3. It is not correct that "US Bank informed its customers that it is closing for good." US Bank has closed that branch for good.

4. An article that suggests to report on the money angle (viz. standing up to banking) should lay out the net value to the university of:
A. The US Bank deal. (Roughly $160.000 per year, which is roughly 2 Full Time Equivalent profesors in Humanities.)
B. The cost to UC Davis of the civil lawsuits both from US Bank (US Bank threatened, immediately to sue UCD) and from UC Davis (UCD has sued US Bank.) That will probably be on the order of $300,000 to $2 million by the time it is all done.
The total budget impact on UC Davis of the protests is between $500,000 and $2.2 million in the next 3-5 years. (UC Davis will make another deal with another business, perhaps a credit union, but it will have at least one year of lost income.)
That cost of the protest has to come from somewhere.

5. Last, saying Joshua Clover as "renowned poet and writer" is a bit much. His renown is this US Bank protest. He is not renowned for his poetry or for his writing. Either that, or else the word "renown" is being redefined here in this article. The students involved in this need to understand that for Joshua this notoriety is his last shot at becoming well-known. In Joshua's life this is all upside, no significant downside. But for the students he has roped into this thing it's not like that. The student "Davis 11" who are standing with Joshua's attempt to vault his career - many are going to suffer for the rest of their lives for it. A few are going to recover and move on to some sort of career that will work out.
This protest and leading his troops in forcing it all to go to trial is going to give Joshua enough notoriety that he well may be able to become a millionaire. It is a well-worn technique that has made people from Jerry Rubin to Sarah Palin lots of money.
Don't kid yourself. Joshua is doing what is good for Joshua.
by DD
Monday Jun 4th, 2012 12:46 AM
They are not guilty of violating either of the penal codes listed. No, it is not illegal to picket a business. They did not physically keep people from entering or exiting the bank. As far as "new laws" go, these have been on the books for a long time and they didn't violate the noted penal codes. You are describing something like Kafka's The Trial, where he is not even sure what he is being charged with, and can't get any decent answers from anyone.
by Dan
Monday Jun 4th, 2012 6:11 AM
...your statements strange that there was no blockade of the bank. All the reportage I've seen including that by those participating clearly said they blocked customers from entering. You referenced Kafka; your comments are definitely Kafkan.
by John E. Colby
Monday Jun 4th, 2012 9:42 PM
This case is even crazier than Santa Cruz DA Bob Lee's persecution of the Santa Cruz 11. The charges are completely ridiculous. Of course you can picket a bank — that's protected free speech. It's also a labor union tactic. If the prosecution wins on this, it would have chilling repercussions for everyone.
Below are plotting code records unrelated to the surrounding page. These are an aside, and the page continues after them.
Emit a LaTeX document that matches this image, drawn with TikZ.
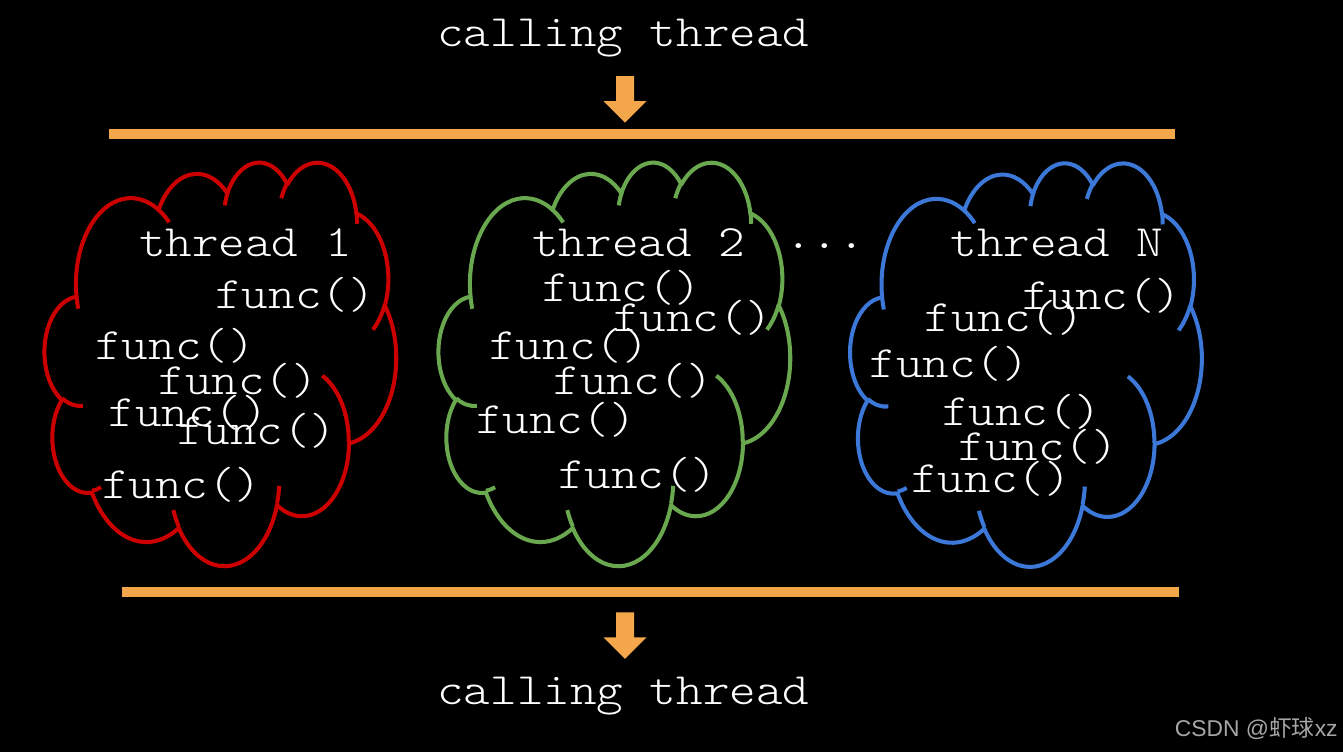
\documentclass[tikz,border=0pt]{standalone}
\usepackage{fontspec}
\usepackage{xcolor}
\usepackage{tikz}
\usetikzlibrary{calc}
\newfontfamily\cour[FakeStretch=1.13]{lmmonolt10-regular.otf}
\newfontfamily\cjk{Noto Sans CJK SC}
\newfontfamily\arial{Liberation Sans}
\definecolor{Bar}{HTML}{F4A64A}
\definecolor{CRed}{HTML}{CC0000}
\definecolor{CGreen}{HTML}{6AA84F}
\definecolor{CBlue}{HTML}{3C78D8}
\definecolor{Mark}{HTML}{A6A6A6}
\newcommand{\lobe}[4]{arc[x radius=#1, y radius=#2, start angle={atan2(#1*sin(#3),#2*cos(#3))}, delta angle={mod(atan2(#1*sin(#3+#4),#2*cos(#3+#4))-atan2(#1*sin(#3),#2*cos(#3))+720,360)}]}

\begin{document}
\begin{tikzpicture}[x=0.02cm, y=-0.02cm, font={\cour\fontsize{25.5}{30}\selectfont}]
\tikzset{txt/.style={text=white, inner sep=0pt, anchor=base west}, cloudline/.style={line width=2.3pt, line join=round}, bar/.style={fill=Bar}}
\fill[black] (0,0) rectangle (1343,752);
\foreach \cx/\cy/\clr in {44.7/161.3/CRed, 438.7/161.3/CGreen, 850.3/162/CBlue}{
\begin{scope}[shift={(\cx,\cy)}, x=1cm, y=1cm, xscale=0.0703, yscale=-0.0807]
\draw[cloudline, draw=\clr] (9.028,33.264) \lobe{15.632}{21.273}{-190.4875}{123.7805} \lobe{12.345}{16.822}{-144.1024}{89.9452} \lobe{10.104}{13.762}{-145.8079}{99.7230} \lobe{11.243}{15.266}{-130.9861}{117.2417} \lobe{12.345}{16.836}{-78.7089}{109.0269} \lobe{15.683}{21.343}{-46.2673}{130.2690} \lobe{13.391}{18.211}{0.6250}{114.0333} \lobe{15.630}{21.331}{22.4516}{115.1726} \lobe{17.870}{24.405}{66.2426}{75.7110} \lobe{10.093}{13.699}{-274.9421}{146.7356} \lobe{10.058}{13.762}{-246.8285}{152.5189} -- cycle;
\draw[cloudline, draw=\clr] (10.863,60.595) \lobe{10.058}{13.762}{86.7420}{26.4295} (16.037,80.785) \lobe{10.093}{13.699}{73.6105}{11.4475} (38.144,90.486) \lobe{15.630}{21.331}{137.6242}{14.0811} (66.729,80.442) \lobe{15.630}{21.331}{6.4533}{15.9984} (79.002,53.134) \lobe{13.391}{18.211}{-70.2924}{70.9174} (96.755,35.542) \lobe{12.345}{16.836}{30.3180}{27.7515} (88.713,12.560) \lobe{11.243}{15.266}{-13.7443}{14.8589} (67.310,9.148) \lobe{11.243}{15.266}{-149.1815}{18.1954} (51.252,10.926) \lobe{10.104}{13.762}{-163.4943}{17.6864} (32.407,12.019) \lobe{15.632}{21.273}{-66.7070}{12.3194} (9.553,36.549) \lobe{15.632}{21.273}{157.6544}{11.8582};
\end{scope}}
\fill[bar] (109,129.3) rectangle (1175,139.3);
\fill[bar] (122,587.3) rectangle (1179.3,596.7);
\foreach \ay in {76,612.3} \fill[bar] (616,\ay) -- ++(18,0) -- ++(0,25) -- ++(12.5,0) -- ++(-21.5,21.5) -- ++(-21.5,-21.5) -- ++(12.5,0) -- cycle;
\node[txt] (top) at (437,46.7) {calling thread};
\node[txt] (bot) at (437,704.3) {calling thread};
\node[txt] (t1) at (138.7,256.7) {thread 1};
\node[txt] (t2) at (532,256) {thread 2};
\node[txt] (tN) at (950.3,256.7) {thread N};
\node[txt] (dots) at (785,248.5) {...};
\foreach \x/\y [count=\i] in {215/308.3, 95/359, 158.3/394.3, 108.3/426, 176.7/444, 101.7/498.3} \node[txt] (fa\i) at (\x,\y) {func()};
\foreach \x/\y [count=\i] in {541.7/301.7, 612.7/331, 489/359, 553.3/394.3, 476/433.3, 557.7/488.3} \node[txt] (fb\i) at (\x,\y) {func()};
\foreach \x/\y [count=\i] in {1021.7/309.3, 924.3/331, 869.3/377.7, 941.7/425, 958.3/460, 911/492.3} \node[txt] (fn\i) at (\x,\y) {func()};
\node[anchor=base east, inner sep=0pt, text=Mark, font={\fontsize{13}{15}\selectfont}] (mark) at (1338,736.7) {\arial CSDN @\cjk 虾球\arial xz};
\end{tikzpicture}
\end{document}
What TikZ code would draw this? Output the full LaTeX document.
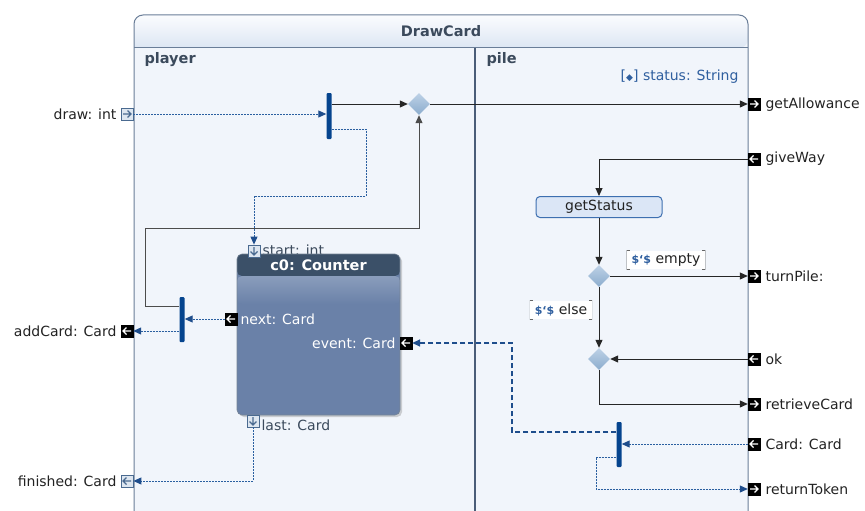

Notice these victims of a DA's abuse of power — of prosecutorial misconduct — are represented by top notch civil rights attorneys from San Francisco. The MSM is covering their case. Yet the Santa Cruz 11 languish except for some exceptions with lackluster counsel and little MSM attention.

I am dedicated to bringing media attention to the Santa Cruz 11 just like I did to HUD, the City of Santa Cruz and The John Stewart Company's mishandling of gangs and drugs at the Mission Gardens Apartments after the murder of Carl Reimer. It's just a matter of time before the MSM takes up the compelling story of the Santa Cruz 11, DA Bob Lee and prosecutor/persecutor Rebekah Young.

Eventually the ACLU will step in for the Santa Cruz 11, if only at the appellate level. Allowing Bob Lee to put them in prison would chill First Amendment protected protests nationwide. It would serve as a dangerous precedent for the Occupy movement in other cities.

Please donate money to a legal defense fund for the Santa Cruz 11.